The prevalence of stress incontinence was 25.2% and it was present mostly in younger age groups (<40), urge incontinence was 32.7% which was more prevalent in the older groups (>60) and mixed incontinence showed the highest prevalence of 42.1%. Almost similar observation was determined by a study [2] done in South India where the urge incontinence was found to be more when compared to stress incontinence [4]. But according to other studies; stress incontinence was more common than urge incontinence [14,15], and the overall prevalence of urinary incontinence (stress, urge and mixed) among women in rural and urban India varies between 10% and 58.8% [2,4,6,16].
One of the risk factor for incontinence is UTI. Studies in India, Dutch and Washington also proved UTI was one of the important co-morbid conditions causing UI [4,8,17]. The association of UTI in incontinent patients was 25.2% in our study, whereas higher percentage (45%) of patients was noted by a study done by Bergman A et al., [9]. They emphasized the need for correction of UTI by appropriate therapy as it regained bladder stability in about 60% of patients with UI.
In our study, Escherichia coli was found to be the most common organism causing the UTI in incontinent patients. Even though there was insufficient data on the common causative organism causing UTI in patients with UI; it was well known that Escherichia coli is the predominant organism isolated in all urinary tract infections. The antibiotic susceptibility for Escherichia coli revealed it to be highly sensitive for Nitrofurantoin (94.4%) and highly resistant to Ampicillin (94.4%). The next common organism is Enterococcus species which showed maximum sensitivity to Ampicillin and Vancomycin and resistance to Erythromycin.
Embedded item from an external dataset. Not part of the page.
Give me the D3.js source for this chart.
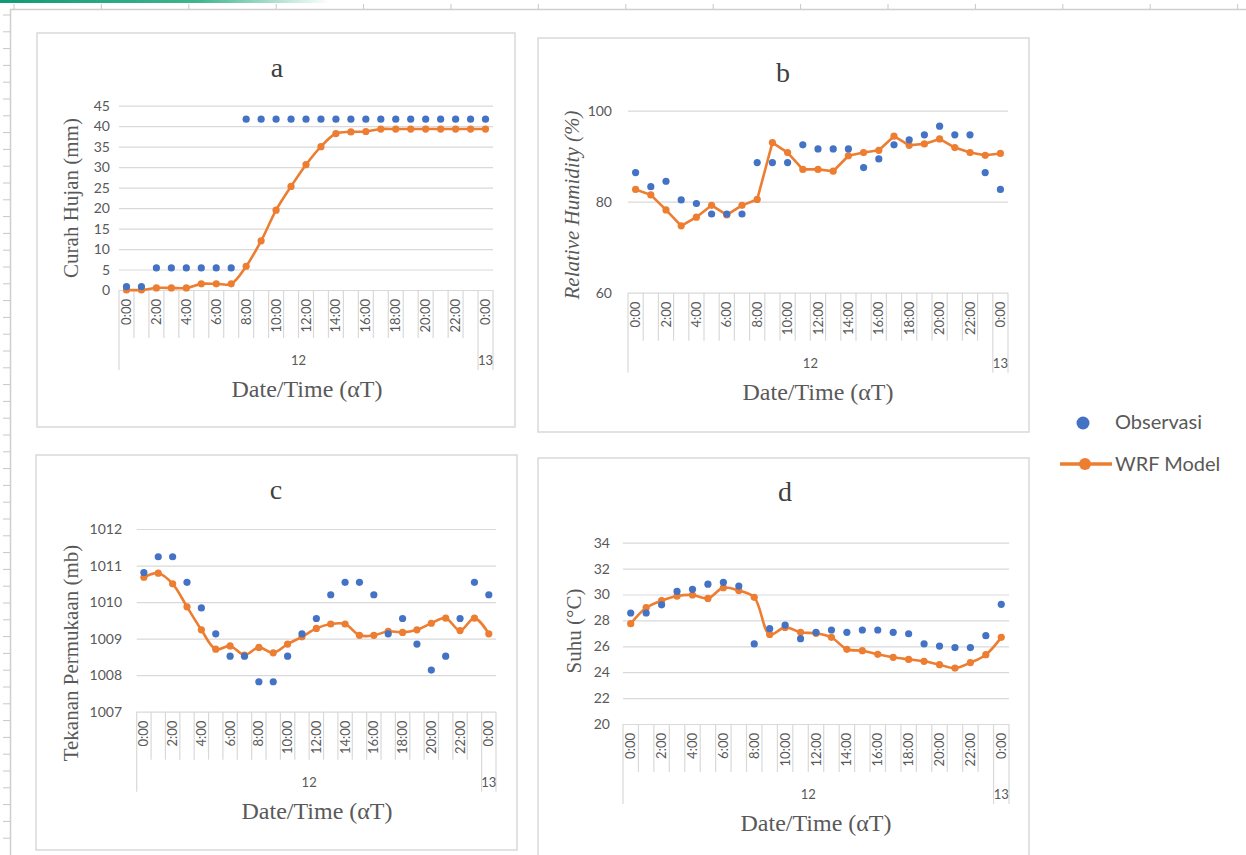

UTI causes irritation of the bladder which initially presents as urgency; repetitive episodes of UTI can lead to weakening of the bladder wall and loss of contractility of the sphincters. This cumulatively leads to UI. UI causes stasis of urine in the bladder and can in turn lead to UTI. So, a vicious cycle sets in and can lead to worsening of both the conditions [8]. Hence, definite treatment of UI should not be undertaken before successful treatment of UTI after proper urine culture and sensitivity [9]. Our study statistically showed a significant proportion of incontinent patients (25.2%) had UTI. The literature shows that an appropriate correction of the existing UTI can help in the treatment of UI [1,9,18]. Hence, we suggest that the appropriate diagnosis and treatment of UTI could be a non-surgical approach for the treatment of Urinary Incontinence.
Limitation
However, the limitation is that we have studied the association of single risk factor with UI, while the association of other co-morbidities needs to be established in the given population.
Conclusion
Our study revealed that one in every four patients with incontinence had Urinary Tract Infection (UTI) and almost half of them suffered from previous episodes of UTI. Most of the patients were not aware of UI as a recognised disease. Moreover only 8% of the population had sought medical opinion for their condition, which shows that the awareness among the patient about the treatment facilities is low. We suggest periodic surveillance of the condition and epidemiological studies could lead to spread of awareness about the condition.